Le soleil était déjà haut dans le ciel, quand ils s’assirent sous un grand arbre pour déjeuner. Une vieille femme vint à passer. Elle était si vieille qu’elle marchait toute courbée, s’appuyant sur une béquille, et elle portait sur son dos un fagot qu’elle avait ramassé dans le bois. Son tablier était relevé, et Jean vit trois verges d’osier qui en sortaient. Arrivée auprès d’eux, son pied glissa ; elle tomba en jetant de hauts cris, car elle s’était cassé la jambe, la pauvre femme ! Jean voulut tout de suite la porter chez elle ; mais l’étranger ouvrit sa valise, y prit un petit pot, et dit qu’il avait un baume qui remettrait immédiatement sa jambe ; elle pourrait alors s’en aller toute seule, comme si cette jambe n’avait jamais été cassée. Seulement il exigea en retour les trois verges qu’elle portait dans son tablier.
« C’est bien payé », dit la vieille. Et elle fit un signe bizarre de la tête. On voyait qu’elle ne renonçait pas volontiers à ses verges ; mais, d’un autre côté, il était bien désagréable de rester ainsi étendue, la jambe cassée. Elle les lui donna donc, et, dès qu’il eut frotté la jambe avec son baume, la vieille mère se leva et marcha mieux qu’auparavant. Quel baume ! mais aussi on ne pouvait en acheter chez le pharmacien.
« Que veux-tu faire des trois verges ? demanda Jean à son compagnon de voyage.
– Ce sont trois gentils petits balais ; il me plaît de les avoir ; je suis un garçon si drôle ! »
Ils firent encore un bon bout de chemin.
« Regarde l’orage qui se prépare, dit Jean ; que ces nuages sont noirs et terribles !
– Non, observa le compagnon de voyage ; ce ne sont pas des nuages, ce sont des montagnes. On arrive par ces montagnes au-dessus des nuages, au sein des airs. Crois-moi, c’est magnifique ; demain nous serons déjà loin dans le monde. »
Mais il fallait marcher toute la journée pour arriver à ces montagnes dont les sombres forêts touchaient au ciel, et où il y avait des pierres aussi grosses qu’une ville entière. Quelle marche pour traverser tout cela ! C’est pourquoi Jean et son compagnon de voyage entrèrent dans une auberge : il fallait se reposer et recueillir des forces pour le lendemain.
Dans la grande salle de l’auberge se trouvait une foule de monde : on regardait un homme qui faisait jouer des marionnettes.

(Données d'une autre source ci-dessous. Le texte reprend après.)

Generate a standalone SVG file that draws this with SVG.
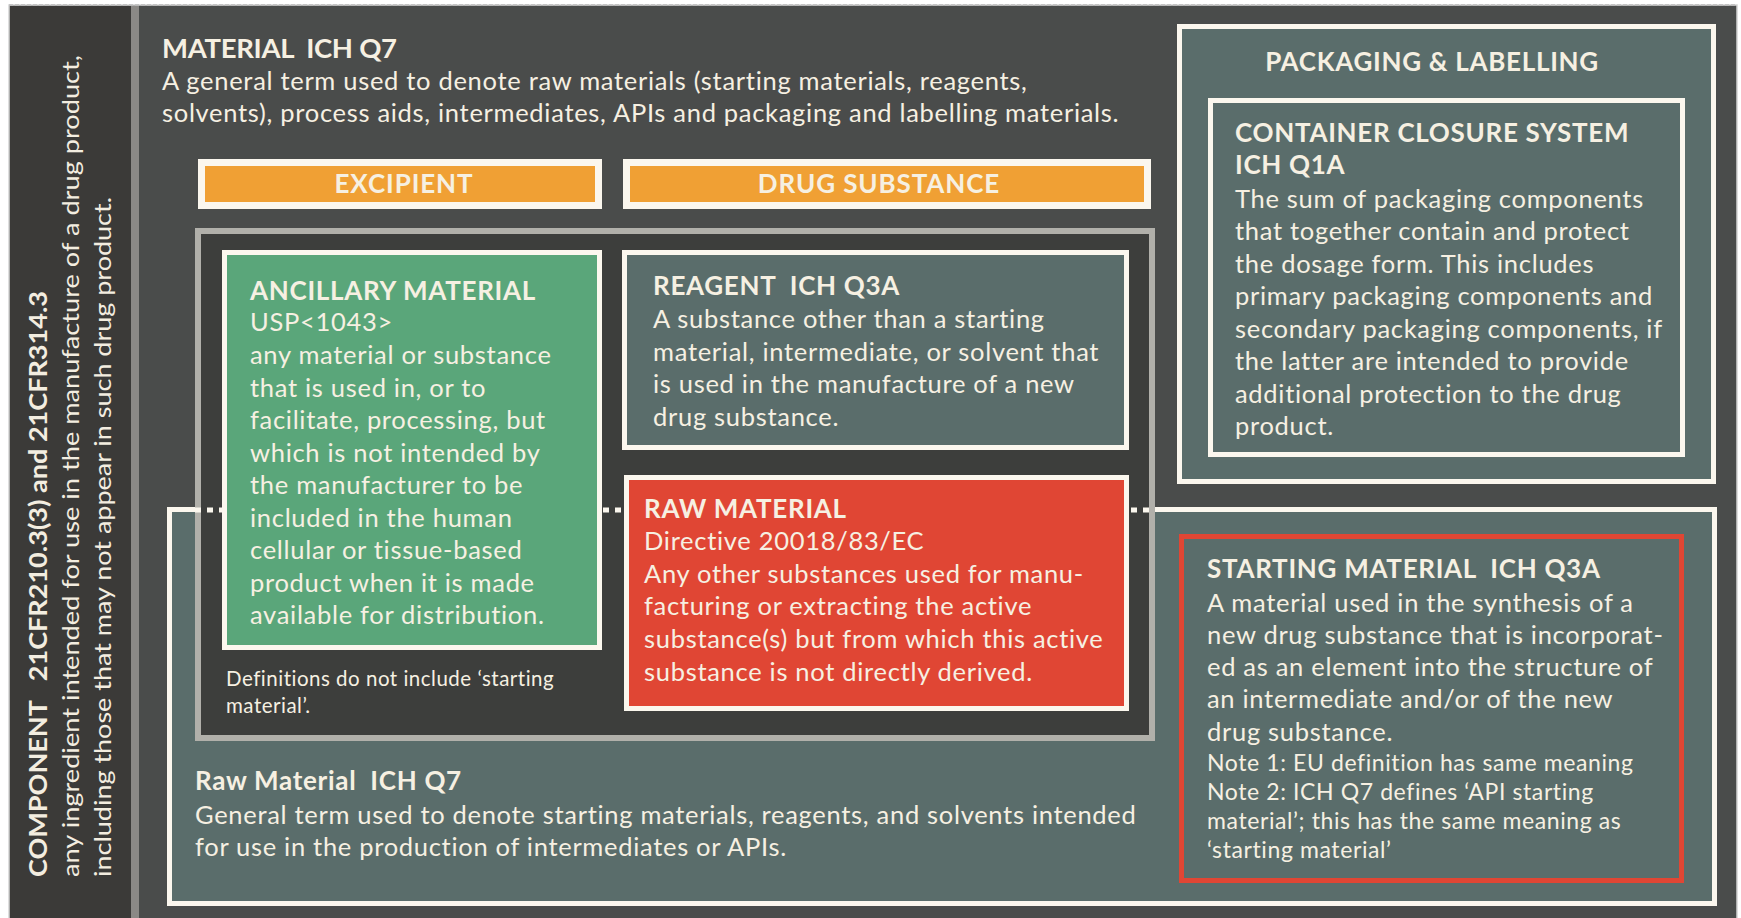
<svg xmlns="http://www.w3.org/2000/svg" width="1741" height="918" viewBox="0 0 1741 918">
<style>
  .t{font-family:Lato,"Liberation Sans",sans-serif;fill:#f6f0e2}
  .b{font-weight:bold}
  .body{font-size:25.5px;letter-spacing:0.7px}
  .ttl{font-size:26px;font-weight:bold;letter-spacing:0.7px}
  .note{font-size:23px;letter-spacing:0.6px}
  .small{font-size:20.5px;letter-spacing:0.5px}
  .side{font-family:Lato,"DejaVu Sans",sans-serif;fill:#f3ede0}
  .wb{stroke:#fbf7ee;stroke-width:5}
  .slate{fill:#5a6d6b}
</style>
<rect x="0" y="0" width="1741" height="918" fill="#ffffff"/>
<g id="frame">
  <rect x="9" y="5" width="1728" height="915" fill="#4a4c4b" stroke="#d4d4d4" stroke-width="1.5"/>
  <line x1="9" y1="5" x2="1737" y2="5" stroke="#bdbdbd" stroke-width="1.5" stroke-dasharray="4 2"/>
</g>
<g id="component">
  <rect x="10" y="6" width="121" height="912" fill="#3b3a38"/>
  <rect x="131" y="6" width="8" height="912" fill="#8b8986"/>
  <text class="side b" font-size="25" transform="translate(47,877) rotate(-90)" xml:space="preserve" textLength="586" lengthAdjust="spacingAndGlyphs">COMPONENT   21CFR210.3(3) and 21CFR314.3</text>
  <text class="side" font-size="23.5" transform="translate(79,877) rotate(-90)" textLength="822" lengthAdjust="spacingAndGlyphs">any ingredient intended for use in the manufacture of a drug product,</text>
  <text class="side" font-size="23.5" transform="translate(111,877) rotate(-90)" textLength="680" lengthAdjust="spacingAndGlyphs">including those that may not appear in such drug product.</text>
</g>
<g id="material">
  <text class="t b" x="162" y="58" font-size="27.5" xml:space="preserve" textLength="235" lengthAdjust="spacing">MATERIAL  ICH Q7</text>
  <text class="t body" x="162" y="90">A general term used to denote raw materials (starting materials, reagents,</text>
  <text class="t body" x="162" y="122">solvents), process aids, intermediates, APIs and packaging and labelling materials.</text>
</g>
<g id="raw-material-q7">
  <rect x="169.5" y="509.5" width="1545" height="394" class="slate wb"/>
  <text class="t ttl" x="195" y="790" xml:space="preserve">Raw Material  ICH Q7</text>
  <text class="t body" x="195" y="824">General term used to denote starting materials, reagents, and solvents intended</text>
  <text class="t body" x="195" y="856">for use in the production of intermediates or APIs.</text>
</g>
<g id="group">
  <rect x="198" y="231" width="954" height="507" fill="#3d3e3c" stroke="#b1b0aa" stroke-width="6"/>
  <text class="t small" x="226" y="686">Definitions do not include ‘starting</text>
  <text class="t small" x="226" y="713">material’.</text>
</g>
<g id="connectors">
  <line x1="195" y1="510" x2="1155" y2="510" stroke="#fbf7ee" stroke-width="5" stroke-dasharray="6 6"/>
</g>
<g id="excipient">
  <rect x="201.5" y="162.5" width="397" height="43" fill="#f0a034" stroke="#fbf7ee" stroke-width="7"/>
  <text class="t b" x="404" y="193" font-size="26" letter-spacing="0.9" text-anchor="middle">EXCIPIENT</text>
</g>
<g id="drug-substance">
  <rect x="626.5" y="162.5" width="521" height="43" fill="#f0a034" stroke="#fbf7ee" stroke-width="7"/>
  <text class="t b" x="879" y="193" font-size="26" letter-spacing="0.9" text-anchor="middle">DRUG SUBSTANCE</text>
</g>
<g id="ancillary">
  <rect x="224.5" y="252.5" width="375" height="395" fill="#5aa67a" class="wb"/>
  <text class="t ttl" x="250" y="300">ANCILLARY MATERIAL</text>
  <text class="t body" x="250" y="331">USP&lt;1043&gt;</text>
  <text class="t body" x="250" y="364">any material or substance</text>
  <text class="t body" x="250" y="397">that is used in, or to</text>
  <text class="t body" x="250" y="429">facilitate, processing, but</text>
  <text class="t body" x="250" y="462">which is not intended by</text>
  <text class="t body" x="250" y="494">the manufacturer to be</text>
  <text class="t body" x="250" y="527">included in the human</text>
  <text class="t body" x="250" y="559">cellular or tissue-based</text>
  <text class="t body" x="250" y="592">product when it is made</text>
  <text class="t body" x="250" y="624">available for distribution.</text>
</g>
<g id="reagent">
  <rect x="624.5" y="252.5" width="502" height="195" class="slate wb"/>
  <text class="t ttl" x="653" y="295" xml:space="preserve">REAGENT  ICH Q3A</text>
  <text class="t body" x="653" y="328">A substance other than a starting</text>
  <text class="t body" x="653" y="361">material, intermediate, or solvent that</text>
  <text class="t body" x="653" y="393">is used in the manufacture of a new</text>
  <text class="t body" x="653" y="426">drug substance.</text>
</g>
<g id="raw-material">
  <rect x="626.5" y="477.5" width="500" height="231" fill="#e04634" class="wb"/>
  <text class="t ttl" x="644" y="518">RAW MATERIAL</text>
  <text class="t body" x="644" y="550">Directive 20018/83/EC</text>
  <text class="t body" x="644" y="583">Any other substances used for manu-</text>
  <text class="t body" x="644" y="615">facturing or extracting the active</text>
  <text class="t body" x="644" y="648">substance(s) but from which this active</text>
  <text class="t body" x="644" y="681">substance is not directly derived.</text>
</g>
<g id="packaging">
  <rect x="1179.5" y="26.5" width="534" height="455" class="slate wb"/>
  <text class="t ttl" x="1432" y="71" text-anchor="middle">PACKAGING &amp; LABELLING</text>
</g>
<g id="container-closure">
  <rect x="1210.5" y="100.5" width="472" height="354" class="slate wb"/>
  <text class="t ttl" x="1235" y="142">CONTAINER CLOSURE SYSTEM</text>
  <text class="t ttl" x="1235" y="174">ICH Q1A</text>
  <text class="t body" x="1235" y="208">The sum of packaging components</text>
  <text class="t body" x="1235" y="240">that together contain and protect</text>
  <text class="t body" x="1235" y="273">the dosage form. This includes</text>
  <text class="t body" x="1235" y="305">primary packaging components and</text>
  <text class="t body" x="1235" y="338">secondary packaging components, if</text>
  <text class="t body" x="1235" y="370">the latter are intended to provide</text>
  <text class="t body" x="1235" y="403">additional protection to the drug</text>
  <text class="t body" x="1235" y="435">product.</text>
</g>
<g id="starting-material">
  <rect x="1181.5" y="536.5" width="500" height="344" class="slate" stroke="#e04634" stroke-width="5"/>
  <text class="t ttl" x="1207" y="578" xml:space="preserve">STARTING MATERIAL  ICH Q3A</text>
  <text class="t body" x="1207" y="612">A material used in the synthesis of a</text>
  <text class="t body" x="1207" y="644">new drug substance that is incorporat-</text>
  <text class="t body" x="1207" y="676">ed as an element into the structure of</text>
  <text class="t body" x="1207" y="708">an intermediate and/or of the new</text>
  <text class="t body" x="1207" y="741">drug substance.</text>
  <text class="t note" x="1207" y="771">Note 1: EU definition has same meaning</text>
  <text class="t note" x="1207" y="800">Note 2: ICH Q7 defines ‘API starting</text>
  <text class="t note" x="1207" y="829">material’; this has the same meaning as</text>
  <text class="t note" x="1207" y="858">‘starting material’</text>
</g>
</svg>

Il venait précisément de dresser son petit théâtre ; on s’était rangé en cercle autour de lui, et la meilleure place, au premier rang, était occupée par un vieux gros boucher qui avait avec lui son bouledogue. Ouf ! l’animal féroce ! il regardait comme tout le monde avec ses grands yeux.
La comédie commença. C’était une belle pièce ; un roi et une reine étaient assis sur un trône superbe, avec des couronnes d’or et de longues robes à queue : leurs moyens leur permettaient ce luxe ; de gentilles marionnettes avec des yeux de verre et de grandes moustaches étaient debout à toutes les portes, qu’elles ouvraient et fermaient continuellement pour rafraîchir l’air dans la salle. Oui, c’était une bien belle pièce, et pas triste du tout. Mais tout à coup la reine se leva et fit quelques pas. Dieu sait ce que pensait le gros bouledogue : profitant de ce que le boucher ne le retenait pas, il fit un bond jusque sur le théâtre, et saisit la reine par sa mince taille. Cnic, cnac ! C’était horrible à voir.
Le pauvre homme qui faisait voir la comédie fut pris d’angoisse et d’affliction à cause de sa reine, la plus belle de ses poupées, à qui le bouledogue avait mangé la tête.
Mais quand le monde fut parti, l’étranger qui était venu avec Jean dit qu’il allait la remettre en bon état. Il prit son petit pot et frotta la poupée avec le baume qui avait déjà guéri la pauvre vieille.